Write the data out again, character for character, with no images.
------------------------------------------------
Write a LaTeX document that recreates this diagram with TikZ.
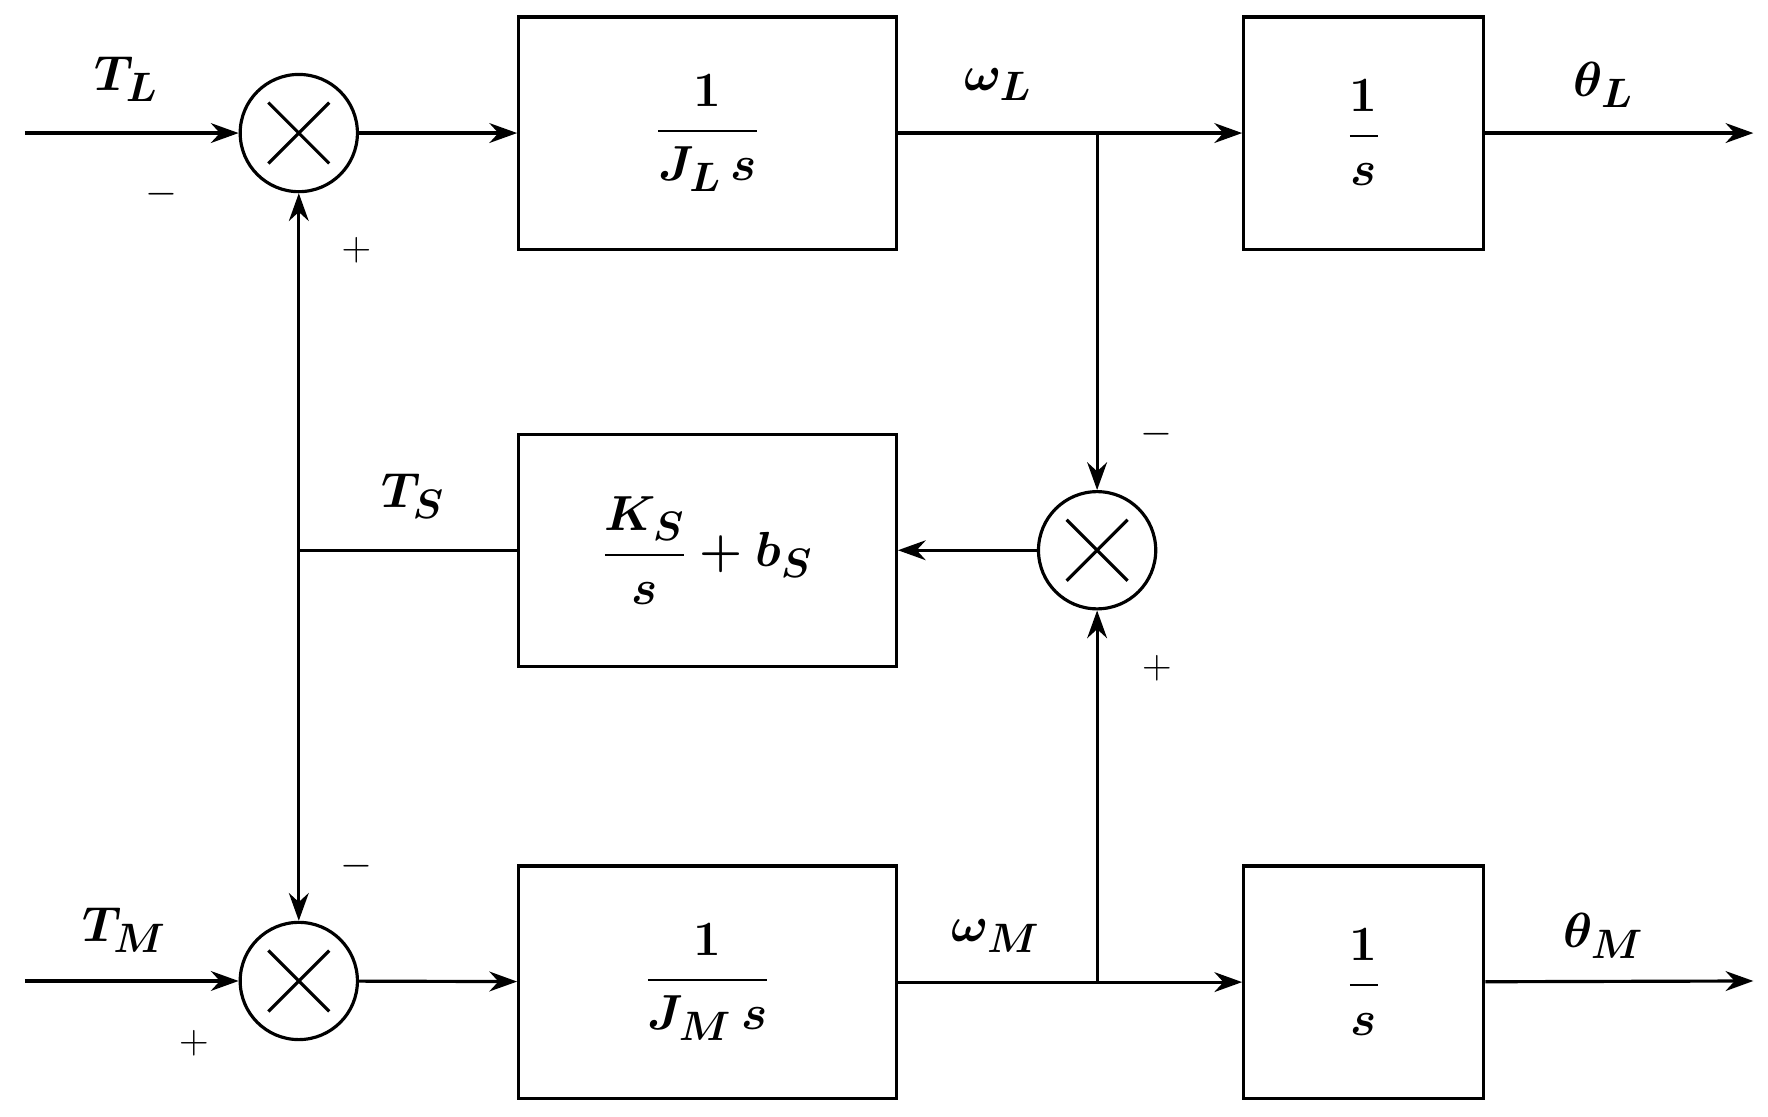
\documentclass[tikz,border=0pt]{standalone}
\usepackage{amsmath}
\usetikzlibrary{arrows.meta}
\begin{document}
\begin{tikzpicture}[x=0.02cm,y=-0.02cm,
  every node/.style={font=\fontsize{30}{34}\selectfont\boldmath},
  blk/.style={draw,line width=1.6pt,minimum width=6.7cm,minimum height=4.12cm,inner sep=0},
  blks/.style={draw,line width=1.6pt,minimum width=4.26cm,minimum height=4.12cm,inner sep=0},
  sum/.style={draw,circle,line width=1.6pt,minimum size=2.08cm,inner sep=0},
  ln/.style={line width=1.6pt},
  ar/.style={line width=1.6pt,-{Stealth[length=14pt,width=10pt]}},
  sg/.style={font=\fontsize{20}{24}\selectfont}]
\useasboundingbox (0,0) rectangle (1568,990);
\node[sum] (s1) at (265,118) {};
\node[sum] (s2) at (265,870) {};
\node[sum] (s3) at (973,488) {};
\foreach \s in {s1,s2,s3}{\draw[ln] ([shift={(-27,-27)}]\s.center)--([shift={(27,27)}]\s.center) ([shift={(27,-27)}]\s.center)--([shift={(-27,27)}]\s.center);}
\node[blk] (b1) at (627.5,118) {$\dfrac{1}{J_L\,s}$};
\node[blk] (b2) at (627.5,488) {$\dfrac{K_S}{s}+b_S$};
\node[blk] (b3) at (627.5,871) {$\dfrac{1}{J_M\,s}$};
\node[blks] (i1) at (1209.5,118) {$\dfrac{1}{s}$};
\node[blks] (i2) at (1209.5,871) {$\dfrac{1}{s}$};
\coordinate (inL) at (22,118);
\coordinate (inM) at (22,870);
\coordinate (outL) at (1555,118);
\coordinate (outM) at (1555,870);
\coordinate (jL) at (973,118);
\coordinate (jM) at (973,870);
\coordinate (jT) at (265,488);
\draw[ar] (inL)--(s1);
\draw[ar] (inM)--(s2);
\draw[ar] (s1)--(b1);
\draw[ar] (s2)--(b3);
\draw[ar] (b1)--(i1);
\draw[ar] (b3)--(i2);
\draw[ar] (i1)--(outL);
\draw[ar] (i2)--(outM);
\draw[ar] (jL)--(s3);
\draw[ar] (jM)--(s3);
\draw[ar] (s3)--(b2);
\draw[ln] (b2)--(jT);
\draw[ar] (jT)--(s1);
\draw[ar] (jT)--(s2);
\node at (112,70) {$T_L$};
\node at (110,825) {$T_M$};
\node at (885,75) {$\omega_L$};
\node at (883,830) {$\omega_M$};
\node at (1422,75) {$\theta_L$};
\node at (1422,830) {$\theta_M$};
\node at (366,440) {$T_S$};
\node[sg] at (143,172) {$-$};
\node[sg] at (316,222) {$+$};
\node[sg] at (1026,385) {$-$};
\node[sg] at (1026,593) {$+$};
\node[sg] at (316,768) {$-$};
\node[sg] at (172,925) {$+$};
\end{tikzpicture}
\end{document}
------------------------------------------------
■ Correct output:
Write a LaTeX document that recreates this diagram with TikZ.
\documentclass[tikz,border=0pt]{standalone}
\usepackage{amsmath}
\usetikzlibrary{arrows.meta}
\begin{document}
\begin{tikzpicture}[x=0.02cm,y=-0.02cm,
  every node/.style={font=\fontsize{30}{34}\selectfont\boldmath},
  blk/.style={draw,line width=1.6pt,minimum width=6.7cm,minimum height=4.12cm,inner sep=0},
  blks/.style={draw,line width=1.6pt,minimum width=4.26cm,minimum height=4.12cm,inner sep=0},
  sum/.style={draw,circle,line width=1.6pt,minimum size=2.08cm,inner sep=0},
  ln/.style={line width=1.6pt},
  ar/.style={line width=1.6pt,-{Stealth[length=14pt,width=10pt]}},
  sg/.style={font=\fontsize{20}{24}\selectfont}]
\useasboundingbox (0,0) rectangle (1568,990);
\node[sum] (s1) at (265,118) {};
\node[sum] (s2) at (265,870) {};
\node[sum] (s3) at (973,488) {};
\foreach \s in {s1,s2,s3}{\draw[ln] ([shift={(-27,-27)}]\s.center)--([shift={(27,27)}]\s.center) ([shift={(27,-27)}]\s.center)--([shift={(-27,27)}]\s.center);}
\node[blk] (b1) at (627.5,118) {$\dfrac{1}{J_L\,s}$};
\node[blk] (b2) at (627.5,488) {$\dfrac{K_S}{s}+b_S$};
\node[blk] (b3) at (627.5,871) {$\dfrac{1}{J_M\,s}$};
\node[blks] (i1) at (1209.5,118) {$\dfrac{1}{s}$};
\node[blks] (i2) at (1209.5,871) {$\dfrac{1}{s}$};
\coordinate (inL) at (22,118);
\coordinate (inM) at (22,870);
\coordinate (outL) at (1555,118);
\coordinate (outM) at (1555,870);
\coordinate (jL) at (973,118);
\coordinate (jM) at (973,870);
\coordinate (jT) at (265,488);
\draw[ar] (inL)--(s1);
\draw[ar] (inM)--(s2);
\draw[ar] (s1)--(b1);
\draw[ar] (s2)--(b3);
\draw[ar] (b1)--(i1);
\draw[ar] (b3)--(i2);
\draw[ar] (i1)--(outL);
\draw[ar] (i2)--(outM);
\draw[ar] (jL)--(s3);
\draw[ar] (jM)--(s3);
\draw[ar] (s3)--(b2);
\draw[ln] (b2)--(jT);
\draw[ar] (jT)--(s1);
\draw[ar] (jT)--(s2);
\node at (112,70) {$T_L$};
\node at (110,825) {$T_M$};
\node at (885,75) {$\omega_L$};
\node at (883,830) {$\omega_M$};
\node at (1422,75) {$\theta_L$};
\node at (1422,830) {$\theta_M$};
\node at (366,440) {$T_S$};
\node[sg] at (143,172) {$-$};
\node[sg] at (316,222) {$+$};
\node[sg] at (1026,385) {$-$};
\node[sg] at (1026,593) {$+$};
\node[sg] at (316,768) {$-$};
\node[sg] at (172,925) {$+$};
\end{tikzpicture}
\end{document}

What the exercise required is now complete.